By Amy Baldwin, The Associated Press
Sunday October 14, 2001

Stocks reacted to the first batch of third-quarter earnings results this past week with surprising strength despite the expected dismal news. 

The question is whether Wall Street can keep up that positive momentum as the bulk of earnings reports pour in during the next two weeks and after news of an anthrax case in New York City shook markets Friday. 

Investors will hear from many of the nation’s biggest companies next week with AOL Time Warner Inc., Gateway Inc., Citigroup Inc., Pfizer Inc., General Motors Corp., Sun Microsystems Inc. and McDonald’s Corp. all scheduled to report. 

In the market’s favor is that well before the Sept. 11 terrorist attacks investors had extremely low expectations for the third quarter and had bid stocks sharply lower. Likewise, stock market strategists had lamented that there were few safe havens for investors, and reduced expectations across all sectors. 

“What we see analysts doing to this (third) quarter is turning it into a kitchen-sink quarter. They are throwing everything in,” said Chris Wolfe, equity market strategist for J.P. Morgan Private Bank. “It’s a bad quarter.” 

Analysts said ample warning of bad business helped the market on Wednesday shrug off Motorola Inc.’s disappointing earnings and 7,000 additional job cuts. But the bad news for stock prices as they try to move higher is the political uncertainty that continues to weigh on Wall Street, threatening to wipe out any advances. The market showed its vulnerability to fears of additional terrorist assaults Friday, initially falling on news of a fourth anthrax case before recovering. 

Another negative factor is the quality of upcoming third-quarter earnings reports, analysts said. Unlike the results that have already been released, those that come out in the next few weeks will take into account business for the three weeks following the attacks. 

“The third-quarter expectations had been drifting down anyhow. So, the whole profit picture had been eroding, but that trend just fell off a cliff,” after the attacks, said Charles H. Blood Jr., senior financial markets analysts at Brown Brothers Harriman & Co. 

The earnings results released this past week by 54 companies within the Standard & Poor’s 500 index essentially met Wall Street’s expectations, Blood said. But for the most part, the results were not affected by the Sept. 11 attacks, because most companies were reporting for quarters that ended Aug. 31, he added. According to research by his firm, Blood said earnings expectations for S&P companies have been slashed 9.7 percent since the attacks in New York and Washington.
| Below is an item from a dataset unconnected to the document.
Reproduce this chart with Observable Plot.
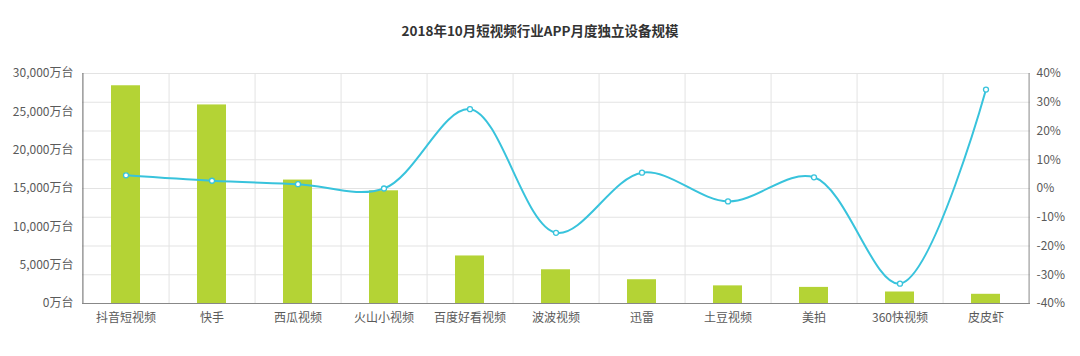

Analysts now expect the nation’s biggest companies to post a combined earnings per share figure of $10.95, down from $12.13 anticipated just before the attacks. 

That said, the question on Wall Street is whether investors are adequately braced for even worse-than-expected results, or whether they still have a lot more selling to do. 

“The answer to that is going to be in the words of the reports rather than the numbers,” Blood said. “What investors are going to look at is how back the (post-attack) shock reaction was and where companies are in terms of bouncing back.” 

Analysts caution investors against reading too much into earnings reports, particularly negative ones. 

“The best we can hope for is that we decide it doesn’t really matter. Investors are supposed to discount earnings,” Blood said. In the near term, analysts expect the market to be sector-driven. Industries are likely to fall quickly in and out of favor as their bellwether companies issue their earnings. 

“It’s a tough market,” said Barry Hyman, chief investment strategist at Ehrenkrantz King Nussbaum. “You have sectors rotating every other day. ... That creates a lot of anxiety among investors.” 

For the week, the Dow Jones industrial average rose 224.39 points, or 2.5 percent, despite falling 66.29 to 9,344.16 Friday. 

The Nasdaq gained 98.10, or 6.1 percent, for the week after inching up 1.93 Friday to 1,703.40. The S&P 500 ended the week up 20.27, or 1.9 percent, after declining 5.78 Friday to 1,091.65. 

The Russell 2000 index, the barometer of smaller company stocks, rose 13.62, or 3.3 percent, for the week, finishing Friday down 2.45 at 428.59. 

The Wilshire Associates Equity Index – which represents the combined market value of all New York Stock Exchange, American Stock Exchange and Nasdaq issues – ended the week at $10.049 trillion, up $212.010 billion from last week. A year ago the index was $12.803 trillion.